Available data =>
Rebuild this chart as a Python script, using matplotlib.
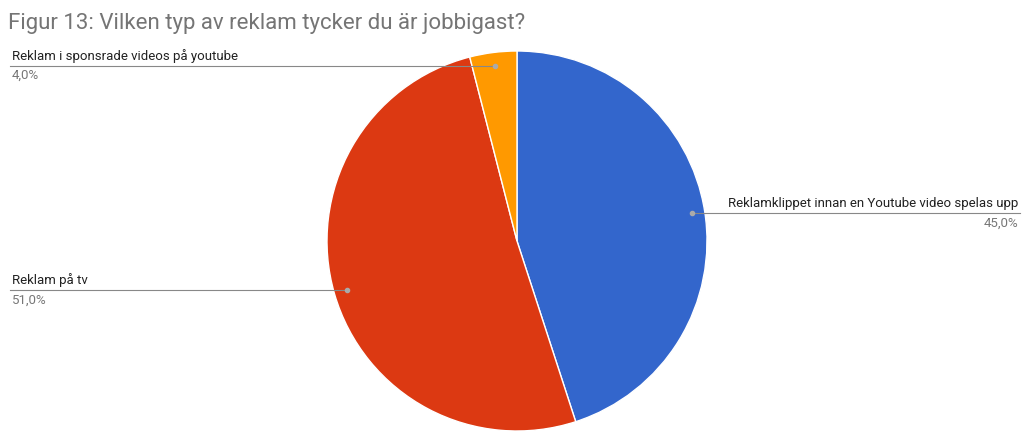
import numpy as np
import matplotlib.pyplot as plt

labels = ['Reklamklippet innan en Youtube video spelas upp', 'Reklam på tv', 'Reklam i sponsrade videos på youtube']
values = [45.0, 51.0, 4.0]
pct_text = ['45,0%', '51,0%', '4,0%']
colors = ['#3366cc', '#dc3912', '#ff9900']

plt.rcParams['font.family'] = ['Roboto', 'DejaVu Sans']
W, H = 1024, 448
fig = plt.figure(figsize=(W / 100, H / 100), dpi=100)

cx, cy, r = 517, 241, 190
ax = fig.add_axes([(cx - r) / W, (H - cy - r) / H, 2 * r / W, 2 * r / H])
wedges, _ = ax.pie(values, colors=colors, startangle=90, counterclock=False,
                   wedgeprops=dict(linewidth=1, edgecolor='white'))
ax.set_xlim(-1, 1)
ax.set_ylim(-1, 1)
ax.set_aspect('equal')

ov = fig.add_axes([0, 0, 1, 1], facecolor='none')
ov.set_xlim(0, W)
ov.set_ylim(H, 0)
ov.axis('off')

ov.text(8, 24, 'Figur 13: Vilken typ av reklam tycker du är jobbigast?',
        fontsize=16, color='#757575', va='center')

for i, w in enumerate(wedges):
    mid = np.deg2rad((w.theta1 + w.theta2) / 2)
    px = cx + 0.93 * r * np.cos(mid)
    py = cy - 0.93 * r * np.sin(mid)
    if px > cx:
        ex, ha, tx = 1020, 'right', 1018
    else:
        ex, ha, tx = 10, 'left', 12
    ov.plot([px, ex], [py, py], color='#888888', lw=0.8)
    ov.plot(px, py, 'o', color='#aaaaaa', ms=3)
    ov.text(tx, py - 3, labels[i], ha=ha, va='bottom', fontsize=9.5, color='#222222')
    ov.text(tx, py + 3, pct_text[i], ha=ha, va='top', fontsize=9.5, color='#777777')

plt.savefig('out.png', dpi=100)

Requirement => Please restate the material above line by line, exactly, beginning at its first line and ending with the line that contains "fontsize=16, color='#757575', va='center')", without any pictures.

Completed exercise =>
Rebuild this chart as a Python script, using matplotlib.
import numpy as np
import matplotlib.pyplot as plt

labels = ['Reklamklippet innan en Youtube video spelas upp', 'Reklam på tv', 'Reklam i sponsrade videos på youtube']
values = [45.0, 51.0, 4.0]
pct_text = ['45,0%', '51,0%', '4,0%']
colors = ['#3366cc', '#dc3912', '#ff9900']

plt.rcParams['font.family'] = ['Roboto', 'DejaVu Sans']
W, H = 1024, 448
fig = plt.figure(figsize=(W / 100, H / 100), dpi=100)

cx, cy, r = 517, 241, 190
ax = fig.add_axes([(cx - r) / W, (H - cy - r) / H, 2 * r / W, 2 * r / H])
wedges, _ = ax.pie(values, colors=colors, startangle=90, counterclock=False,
                   wedgeprops=dict(linewidth=1, edgecolor='white'))
ax.set_xlim(-1, 1)
ax.set_ylim(-1, 1)
ax.set_aspect('equal')

ov = fig.add_axes([0, 0, 1, 1], facecolor='none')
ov.set_xlim(0, W)
ov.set_ylim(H, 0)
ov.axis('off')

ov.text(8, 24, 'Figur 13: Vilken typ av reklam tycker du är jobbigast?',
        fontsize=16, color='#757575', va='center')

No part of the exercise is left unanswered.